DATA SHOWN:
= = = = =

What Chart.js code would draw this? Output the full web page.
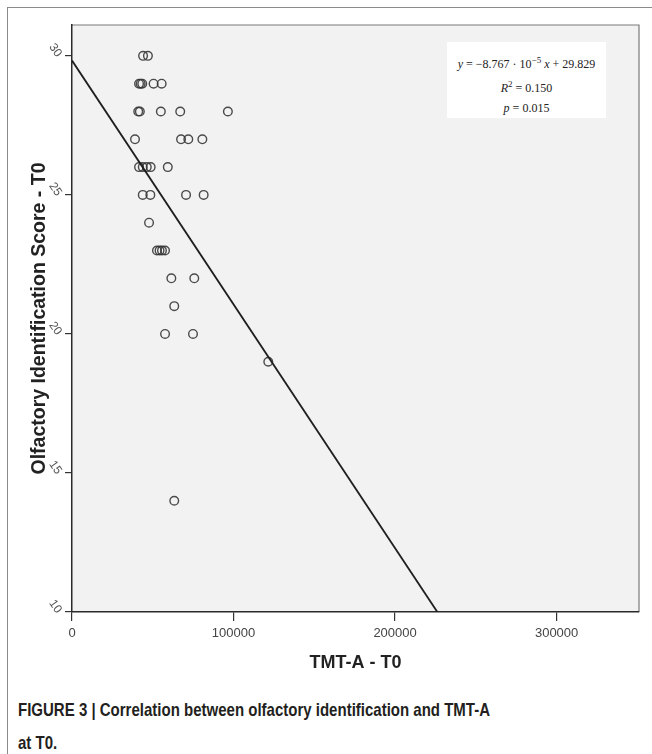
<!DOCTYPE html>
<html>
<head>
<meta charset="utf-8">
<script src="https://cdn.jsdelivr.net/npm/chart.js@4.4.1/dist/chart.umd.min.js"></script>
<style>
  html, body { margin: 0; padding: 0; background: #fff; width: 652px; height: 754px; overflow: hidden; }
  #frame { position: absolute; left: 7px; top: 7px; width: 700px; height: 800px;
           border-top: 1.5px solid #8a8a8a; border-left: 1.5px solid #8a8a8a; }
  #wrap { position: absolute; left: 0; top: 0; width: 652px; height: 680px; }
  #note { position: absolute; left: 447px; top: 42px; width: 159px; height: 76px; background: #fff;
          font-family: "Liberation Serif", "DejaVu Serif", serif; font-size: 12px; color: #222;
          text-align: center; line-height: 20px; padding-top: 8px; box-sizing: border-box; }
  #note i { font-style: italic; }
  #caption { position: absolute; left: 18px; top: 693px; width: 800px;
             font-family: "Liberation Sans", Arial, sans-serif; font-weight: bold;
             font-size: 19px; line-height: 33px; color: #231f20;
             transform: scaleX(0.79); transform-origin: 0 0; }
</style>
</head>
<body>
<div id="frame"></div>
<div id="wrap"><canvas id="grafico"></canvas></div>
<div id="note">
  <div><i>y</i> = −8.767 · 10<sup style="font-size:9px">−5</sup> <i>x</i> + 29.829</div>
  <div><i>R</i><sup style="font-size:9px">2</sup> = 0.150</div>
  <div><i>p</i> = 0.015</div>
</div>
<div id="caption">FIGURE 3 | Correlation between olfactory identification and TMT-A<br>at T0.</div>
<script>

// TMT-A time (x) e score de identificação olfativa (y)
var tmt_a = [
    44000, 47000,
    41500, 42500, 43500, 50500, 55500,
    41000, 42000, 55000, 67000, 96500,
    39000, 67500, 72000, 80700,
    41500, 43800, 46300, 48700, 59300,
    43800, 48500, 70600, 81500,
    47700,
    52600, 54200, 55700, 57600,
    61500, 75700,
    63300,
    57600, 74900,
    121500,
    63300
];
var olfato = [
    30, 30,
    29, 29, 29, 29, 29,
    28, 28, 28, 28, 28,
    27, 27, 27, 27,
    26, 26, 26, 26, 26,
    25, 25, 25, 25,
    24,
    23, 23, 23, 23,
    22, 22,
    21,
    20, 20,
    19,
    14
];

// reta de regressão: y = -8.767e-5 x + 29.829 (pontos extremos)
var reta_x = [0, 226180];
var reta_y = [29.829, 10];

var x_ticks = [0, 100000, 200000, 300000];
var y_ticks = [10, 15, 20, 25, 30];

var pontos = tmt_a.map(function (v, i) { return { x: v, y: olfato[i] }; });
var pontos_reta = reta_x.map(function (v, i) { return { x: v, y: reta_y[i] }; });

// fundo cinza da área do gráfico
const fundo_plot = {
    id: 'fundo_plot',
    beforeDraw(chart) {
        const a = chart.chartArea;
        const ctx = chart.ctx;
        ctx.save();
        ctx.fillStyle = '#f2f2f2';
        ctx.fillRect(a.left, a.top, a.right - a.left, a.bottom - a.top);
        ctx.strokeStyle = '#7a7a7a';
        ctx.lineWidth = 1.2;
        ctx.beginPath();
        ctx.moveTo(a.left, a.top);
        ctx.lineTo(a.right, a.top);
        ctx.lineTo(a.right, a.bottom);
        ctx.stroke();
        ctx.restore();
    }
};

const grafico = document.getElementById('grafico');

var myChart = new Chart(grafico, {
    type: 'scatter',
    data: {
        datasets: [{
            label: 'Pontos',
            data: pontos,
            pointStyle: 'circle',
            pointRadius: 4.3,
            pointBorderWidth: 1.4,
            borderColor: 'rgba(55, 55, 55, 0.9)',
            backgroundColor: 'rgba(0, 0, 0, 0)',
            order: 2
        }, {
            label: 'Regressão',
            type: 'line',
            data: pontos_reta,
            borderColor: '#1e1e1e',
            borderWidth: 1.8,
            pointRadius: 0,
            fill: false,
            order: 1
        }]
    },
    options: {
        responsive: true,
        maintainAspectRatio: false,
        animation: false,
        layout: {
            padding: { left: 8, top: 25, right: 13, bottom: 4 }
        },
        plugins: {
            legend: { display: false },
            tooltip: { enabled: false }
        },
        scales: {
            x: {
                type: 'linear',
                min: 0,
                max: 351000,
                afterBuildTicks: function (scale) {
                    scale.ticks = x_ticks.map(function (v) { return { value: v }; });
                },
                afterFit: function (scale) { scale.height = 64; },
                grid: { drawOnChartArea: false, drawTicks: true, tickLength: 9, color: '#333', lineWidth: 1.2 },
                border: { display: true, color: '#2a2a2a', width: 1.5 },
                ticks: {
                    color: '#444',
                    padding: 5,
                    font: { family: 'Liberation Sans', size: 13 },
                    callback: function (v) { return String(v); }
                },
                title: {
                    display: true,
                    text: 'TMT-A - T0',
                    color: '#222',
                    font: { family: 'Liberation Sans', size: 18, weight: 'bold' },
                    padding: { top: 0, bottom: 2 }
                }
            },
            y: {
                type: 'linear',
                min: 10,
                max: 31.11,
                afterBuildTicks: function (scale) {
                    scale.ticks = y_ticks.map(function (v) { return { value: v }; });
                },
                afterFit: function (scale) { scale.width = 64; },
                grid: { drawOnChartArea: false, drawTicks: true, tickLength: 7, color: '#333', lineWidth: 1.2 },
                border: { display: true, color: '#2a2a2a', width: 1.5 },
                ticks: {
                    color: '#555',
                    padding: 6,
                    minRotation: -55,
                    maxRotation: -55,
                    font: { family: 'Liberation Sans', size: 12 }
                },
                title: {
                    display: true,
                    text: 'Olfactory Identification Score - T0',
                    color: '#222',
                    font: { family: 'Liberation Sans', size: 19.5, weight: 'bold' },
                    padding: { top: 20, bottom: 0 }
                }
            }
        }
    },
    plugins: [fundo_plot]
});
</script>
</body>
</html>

= = = = =

TASK DIRECTIONS: Copy out the whole listing exactly, and don't carry over any pictures.

TASK OUTPUT:
What Chart.js code would draw this? Output the full web page.
<!DOCTYPE html>
<html>
<head>
<meta charset="utf-8">
<script src="https://cdn.jsdelivr.net/npm/chart.js@4.4.1/dist/chart.umd.min.js"></script>
<style>
  html, body { margin: 0; padding: 0; background: #fff; width: 652px; height: 754px; overflow: hidden; }
  #frame { position: absolute; left: 7px; top: 7px; width: 700px; height: 800px;
           border-top: 1.5px solid #8a8a8a; border-left: 1.5px solid #8a8a8a; }
  #wrap { position: absolute; left: 0; top: 0; width: 652px; height: 680px; }
  #note { position: absolute; left: 447px; top: 42px; width: 159px; height: 76px; background: #fff;
          font-family: "Liberation Serif", "DejaVu Serif", serif; font-size: 12px; color: #222;
          text-align: center; line-height: 20px; padding-top: 8px; box-sizing: border-box; }
  #note i { font-style: italic; }
  #caption { position: absolute; left: 18px; top: 693px; width: 800px;
             font-family: "Liberation Sans", Arial, sans-serif; font-weight: bold;
             font-size: 19px; line-height: 33px; color: #231f20;
             transform: scaleX(0.79); transform-origin: 0 0; }
</style>
</head>
<body>
<div id="frame"></div>
<div id="wrap"><canvas id="grafico"></canvas></div>
<div id="note">
  <div><i>y</i> = −8.767 · 10<sup style="font-size:9px">−5</sup> <i>x</i> + 29.829</div>
  <div><i>R</i><sup style="font-size:9px">2</sup> = 0.150</div>
  <div><i>p</i> = 0.015</div>
</div>
<div id="caption">FIGURE 3 | Correlation between olfactory identification and TMT-A<br>at T0.</div>
<script>

// TMT-A time (x) e score de identificação olfativa (y)
var tmt_a = [
    44000, 47000,
    41500, 42500, 43500, 50500, 55500,
    41000, 42000, 55000, 67000, 96500,
    39000, 67500, 72000, 80700,
    41500, 43800, 46300, 48700, 59300,
    43800, 48500, 70600, 81500,
    47700,
    52600, 54200, 55700, 57600,
    61500, 75700,
    63300,
    57600, 74900,
    121500,
    63300
];
var olfato = [
    30, 30,
    29, 29, 29, 29, 29,
    28, 28, 28, 28, 28,
    27, 27, 27, 27,
    26, 26, 26, 26, 26,
    25, 25, 25, 25,
    24,
    23, 23, 23, 23,
    22, 22,
    21,
    20, 20,
    19,
    14
];

// reta de regressão: y = -8.767e-5 x + 29.829 (pontos extremos)
var reta_x = [0, 226180];
var reta_y = [29.829, 10];

var x_ticks = [0, 100000, 200000, 300000];
var y_ticks = [10, 15, 20, 25, 30];

var pontos = tmt_a.map(function (v, i) { return { x: v, y: olfato[i] }; });
var pontos_reta = reta_x.map(function (v, i) { return { x: v, y: reta_y[i] }; });

// fundo cinza da área do gráfico
const fundo_plot = {
    id: 'fundo_plot',
    beforeDraw(chart) {
        const a = chart.chartArea;
        const ctx = chart.ctx;
        ctx.save();
        ctx.fillStyle = '#f2f2f2';
        ctx.fillRect(a.left, a.top, a.right - a.left, a.bottom - a.top);
        ctx.strokeStyle = '#7a7a7a';
        ctx.lineWidth = 1.2;
        ctx.beginPath();
        ctx.moveTo(a.left, a.top);
        ctx.lineTo(a.right, a.top);
        ctx.lineTo(a.right, a.bottom);
        ctx.stroke();
        ctx.restore();
    }
};

const grafico = document.getElementById('grafico');

var myChart = new Chart(grafico, {
    type: 'scatter',
    data: {
        datasets: [{
            label: 'Pontos',
            data: pontos,
            pointStyle: 'circle',
            pointRadius: 4.3,
            pointBorderWidth: 1.4,
            borderColor: 'rgba(55, 55, 55, 0.9)',
            backgroundColor: 'rgba(0, 0, 0, 0)',
            order: 2
        }, {
            label: 'Regressão',
            type: 'line',
            data: pontos_reta,
            borderColor: '#1e1e1e',
            borderWidth: 1.8,
            pointRadius: 0,
            fill: false,
            order: 1
        }]
    },
    options: {
        responsive: true,
        maintainAspectRatio: false,
        animation: false,
        layout: {
            padding: { left: 8, top: 25, right: 13, bottom: 4 }
        },
        plugins: {
            legend: { display: false },
            tooltip: { enabled: false }
        },
        scales: {
            x: {
                type: 'linear',
                min: 0,
                max: 351000,
                afterBuildTicks: function (scale) {
                    scale.ticks = x_ticks.map(function (v) { return { value: v }; });
                },
                afterFit: function (scale) { scale.height = 64; },
                grid: { drawOnChartArea: false, drawTicks: true, tickLength: 9, color: '#333', lineWidth: 1.2 },
                border: { display: true, color: '#2a2a2a', width: 1.5 },
                ticks: {
                    color: '#444',
                    padding: 5,
                    font: { family: 'Liberation Sans', size: 13 },
                    callback: function (v) { return String(v); }
                },
                title: {
                    display: true,
                    text: 'TMT-A - T0',
                    color: '#222',
                    font: { family: 'Liberation Sans', size: 18, weight: 'bold' },
                    padding: { top: 0, bottom: 2 }
                }
            },
            y: {
                type: 'linear',
                min: 10,
                max: 31.11,
                afterBuildTicks: function (scale) {
                    scale.ticks = y_ticks.map(function (v) { return { value: v }; });
                },
                afterFit: function (scale) { scale.width = 64; },
                grid: { drawOnChartArea: false, drawTicks: true, tickLength: 7, color: '#333', lineWidth: 1.2 },
                border: { display: true, color: '#2a2a2a', width: 1.5 },
                ticks: {
                    color: '#555',
                    padding: 6,
                    minRotation: -55,
                    maxRotation: -55,
                    font: { family: 'Liberation Sans', size: 12 }
                },
                title: {
                    display: true,
                    text: 'Olfactory Identification Score - T0',
                    color: '#222',
                    font: { family: 'Liberation Sans', size: 19.5, weight: 'bold' },
                    padding: { top: 20, bottom: 0 }
                }
            }
        }
    },
    plugins: [fundo_plot]
});
</script>
</body>
</html>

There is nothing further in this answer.